Queste sono solo alcune delle formule
ricorrenti che quotidianamente Operatore 451, Flaviona, Franca,
Marzia, Bibo, Gaetano, Angun e tanti altri sono costretti ad
ascoltare. Parole che, pur discorsive e prosaiche, vengono ad
assumere un carattere cifrato e categorizzato che, come direbbe
Platone nella Metafisica, esplicano un "idea" che suona
come : sei licenziato se non convinci la suora a smonacare il prete e
a sposarlo l'indomani con rito buddista. Operatore 451 nella vita ha sempre
puntato in alto. Ha studiato, si è laureato in tempo e con una buona
votazione. Ha fatto un master di un anno e ha pure pensato di
prendere una specializzazione per approfondire il suo know how e per
accrescere le sue competenze. Del resto Operatore 451 ha creduto e
crede che le esperienze siano fondamentali. La sapienza è figlia dell'esperienza
no? Benissimo, e allora è d'uopo farsela, diversamente nemmeno ti
prendono in considerazione.
Tuttavia nonostante il vettore
motivazionale e la voglia di lavorare nel proprio ambito, Operatore
451 è costretto a reinventarsi. Perché lo fa? Perché diversamente
sarebbe choosy, perché se non facesse così sarebbe costretto a
vivere ancora in casa con i suoi genitori e a pesare sulle loro
spalle, perché dovrebbe rinunciare al bisogno comune di indipendenza
e di libertà che sono condizione necessaria e irrinunciabile.
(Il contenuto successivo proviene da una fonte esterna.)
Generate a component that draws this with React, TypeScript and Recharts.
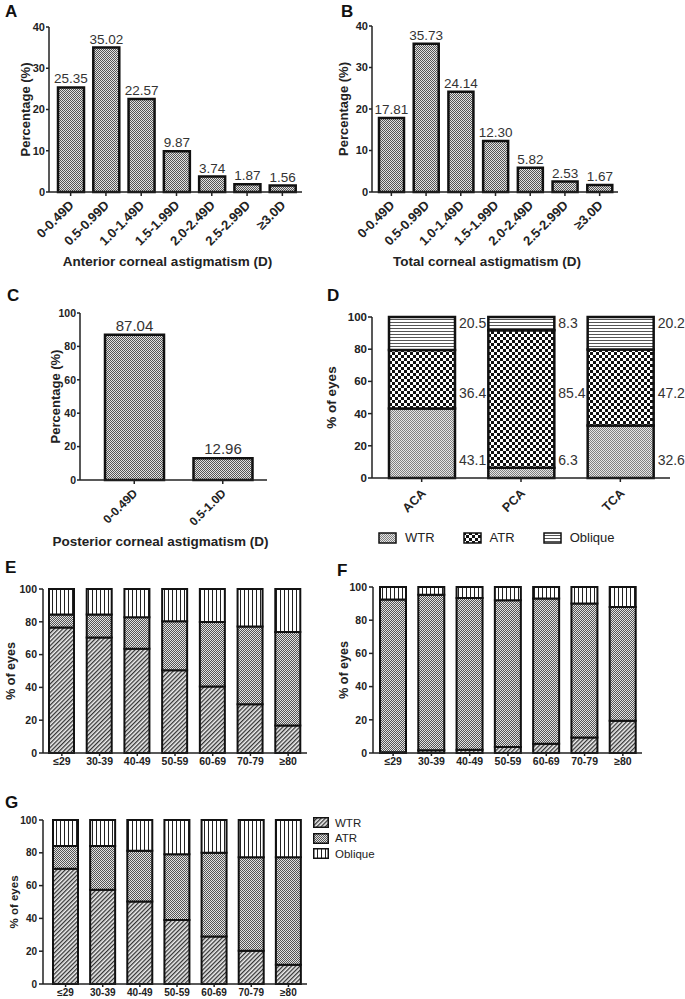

A questo punto occorre fare un passo
indietro. Si perché è proprio qui che Operatore 451 nasce e prende
forma. Nietzsche diceva che dalle ceneri del
vecchio uomo nasce un uomo nuovo, un ubermensch che mette in
discussione i valori del soprannaturale e basa tutto sulla sua
volontà, la volontà di potenza appunto. In questo caso la
resurrezione è da intendersi al contrario. L'unica analogia
rintracciabile infatti sta con la distruzione dell'uomo che brucia il
suo io e getta alle ortiche la sua volontà di potenza, facendo
nascere, dalle sue ceneri appunto, un homo novus che non è uber ma è
semplicemente mensch... Che amarezza!
Un flashback raccontato che permette ad
Operatore 451 e ai suoi colleghi di essere com'era prima di
bruciare...ricordi e frammenti di memoria... per poi tornare ad
indossare dopo la resurrezione, la maschera, ovvero le cuffie, longa
manus della sua arte e del suo mestiere.